I was born in Taiwan, like my parents, but unlike my grandparents, who were from China. At five, I moved to Texas, then New Jersey, where I learned how to be American. At eleven, I returned to Taiwan, where I was suddenly expected to relearn how to be Taiwanese. This transition—marked by dislocation, resistance, and estrangement—unfolded under the shadow of “China,” a concept shaped by my grandparents’ memories and Taiwan’s authoritarian past. Yet I resisted forming a Taiwanese identity, still imagining myself in the American suburbs outside New York.

This ongoing state of transition continues to shape both my sense of belonging and my artistic practice—situated between the miasmic, sensory world of the Taiwanese wet markets of my childhood and the sterile chill of American supermarkets; between the lingering specters of authoritarianism in Taiwan and the imagined freedoms of American democracy.
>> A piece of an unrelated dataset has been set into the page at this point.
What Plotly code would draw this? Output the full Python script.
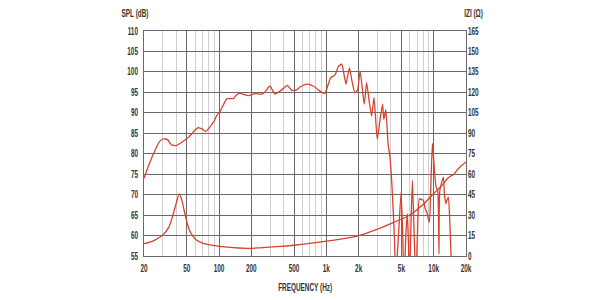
import plotly.graph_objects as go

# SPL response (dB) vs frequency (Hz)
spl_freq = [20, 22, 25, 28, 30, 33, 36, 40, 46, 52, 58, 64, 70, 75, 82, 90, 95, 102, 110, 118,
            136, 146, 157, 170, 188, 217, 250, 268, 290, 300, 315, 333, 369, 400, 433, 475, 527,
            570, 658, 760, 872, 920, 970, 1040, 1100, 1200, 1300, 1390, 1470, 1524, 1640, 1720,
            1845, 1950, 2064, 2254, 2370, 2500, 2640, 2780, 2980, 3150, 3340, 3430, 3580, 3760,
            3900, 4080, 4300, 4430, 4700, 4970, 5150, 5300, 5500, 5690,
            5820, 5940, 6150, 6330, 6550, 6810, 7050, 7360, 7700, 8020, 8300, 8630, 9120, 9400,
            9730, 10100, 10520, 10900, 11200, 11400, 12300, 12600, 12970, 13300, 13700, 14200, 14740]
spl_db = [74, 77, 80.5, 83, 83.6, 83.5, 82.2, 82, 83, 84, 85.4, 86.4, 86, 85.4, 86.5, 88, 89.3,
          90.3, 92, 93.4, 93.5, 94.4, 94.8, 94.5, 94.2, 94.7, 94.6, 95.1, 96.3, 96.5, 95.5, 94.6,
          95.3, 96, 96.7, 95.5, 95.6, 96.3, 97, 96.5, 95.3, 94.9, 94.8, 96.9, 98.6, 99.2, 101.4,
          101.9, 99, 97, 101, 98.2, 94.9, 95.5, 100.2, 92.1, 97.4, 93, 89.2, 93.7, 83.5, 88,
          92.1, 88.4, 90.8, 82.3, 79.5, 72.5, 60, 50, 60, 70.6, 60, 48, 60, 65.3,
          58, 48, 63, 73.5, 62, 48, 60, 69, 68.8, 68.6, 66.7, 65.7, 63.2, 72, 82.5, 77, 71.9, 71,
          55.5, 71, 74.3, 70, 67.8, 68.7, 69.4, 62, 50]

# Impedance (ohm) vs frequency (Hz)
imp_freq = [20, 25, 30, 34, 37.5, 40, 42.6, 45, 48.4, 52.9, 57, 62, 70, 88, 120, 182, 240, 370,
            495, 700, 1010, 1400, 1930, 2950, 4500, 5200, 6400, 7400, 8500, 9900, 12000, 13300,
            14000, 14700, 15500, 16500, 18000, 20000]
imp_ohm = [9, 11.5, 15.5, 21, 31, 39, 45.5, 41, 30, 19, 14.5, 11.5, 9.5, 7.8, 6.5, 5.6, 6.0, 7.0,
           7.9, 9.2, 10.9, 12.6, 14.5, 19.5, 25.5, 27.5, 31.5, 35.5, 40, 45.5, 52, 56.5, 58, 59,
           60, 63, 66, 69]

x_major = [20, 50, 100, 200, 500, 1000, 2000, 5000, 10000, 20000]
x_labels = ["20", "50", "100", "200", "500", "1k", "2k", "5k", "10k", "20k"]
x_minor = [30, 40, 60, 70, 80, 90, 300, 400, 600, 700, 800, 900,
           3000, 4000, 6000, 7000, 8000, 9000]
spl_ticks = list(range(55, 111, 5))
imp_ticks = list(range(0, 166, 15))

RED = "#d8422c"
FONT = "Liberation Sans, Arial, sans-serif"
TXT = "#333333"
GRID = "#6a6a6a"
TF = dict(family=FONT, size=10, color=TXT, weight="bold")

fig = go.Figure()
fig.add_trace(go.Scatter(x=spl_freq, y=spl_db, mode="lines",
                         line=dict(color=RED, width=1.3, shape="spline", smoothing=0.5),
                         hoverinfo="skip", showlegend=False))
fig.add_trace(go.Scatter(x=imp_freq, y=imp_ohm, mode="lines", yaxis="y2",
                         line=dict(color=RED, width=1.3, shape="spline", smoothing=0.8),
                         hoverinfo="skip", showlegend=False))

fig.update_layout(
    width=600, height=300,
    margin=dict(l=144, r=134, t=31, b=44),
    paper_bgcolor="white", plot_bgcolor="white",
    font=TF,
    xaxis=dict(type="log", range=[1.30103, 4.30103],
               tickmode="array", tickvals=x_major, ticktext=x_labels,
               showgrid=True, gridcolor=GRID, gridwidth=1,
               minor=dict(tickmode="array", tickvals=x_minor, showgrid=True,
                          gridcolor="#cfcfcf", gridwidth=1),
               showline=True, linecolor=GRID, linewidth=1, mirror=True,
               ticks="", zeroline=False, ticklabelstandoff=3, tickfont=TF),
    yaxis=dict(range=[55, 110], tickmode="array", tickvals=spl_ticks,
               showgrid=True, gridcolor=GRID, gridwidth=1,
               showline=True, linecolor=GRID, linewidth=1, mirror=True,
               ticks="", zeroline=False, ticklabelstandoff=3, tickfont=TF),
    yaxis2=dict(range=[0, 165], tickmode="array", tickvals=imp_ticks,
                overlaying="y", side="right", showgrid=False,
                ticks="", zeroline=False, ticklabelstandoff=1, tickfont=TF),
    annotations=[
        dict(text="SPL (dB)", xref="paper", yref="paper", x=-0.028, y=1.0, yshift=18,
             yanchor="middle", showarrow=False, font=TF, xanchor="center"),
        dict(text="IZI (Ω)", xref="paper", yref="paper", x=1.023, y=1.0, yshift=18,
             yanchor="middle", showarrow=False, font=TF, xanchor="center"),
        dict(text="FREQUENCY (Hz)", xref="paper", yref="paper", x=0.5, y=0.0, yshift=-31,
             yanchor="middle", showarrow=False, font=TF, xanchor="center"),
    ],
)

# Condense the glyphs (reference uses a condensed face) while keeping text as text
squeeze_js = """
var gd = document.getElementById('{plot_id}');
gd.querySelectorAll('svg text').forEach(function(t){
  var w = t.getComputedTextLength();
  if (w > 0) {
    t.setAttribute('textLength', (w * 0.64).toFixed(2));
    t.setAttribute('lengthAdjust', 'spacingAndGlyphs');
  }
});
"""

fig.write_html("out.html", post_script=squeeze_js)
During the pandemic, I overcame a childhood fear of water and learned to swim, transforming am early memory of near-drowning into a quiet form of resilience. I can now swim a mile nonstop, breathing steadily through each stroke. This personal transformation mirrors my artistic aim: to confront the collapsing waves of the past—the flood of memories, the erosion of time—and to continually reanimate the will to reimagine intergenerational trauma. In working with negatives, I move forward one breath, one exposure, one light at a time.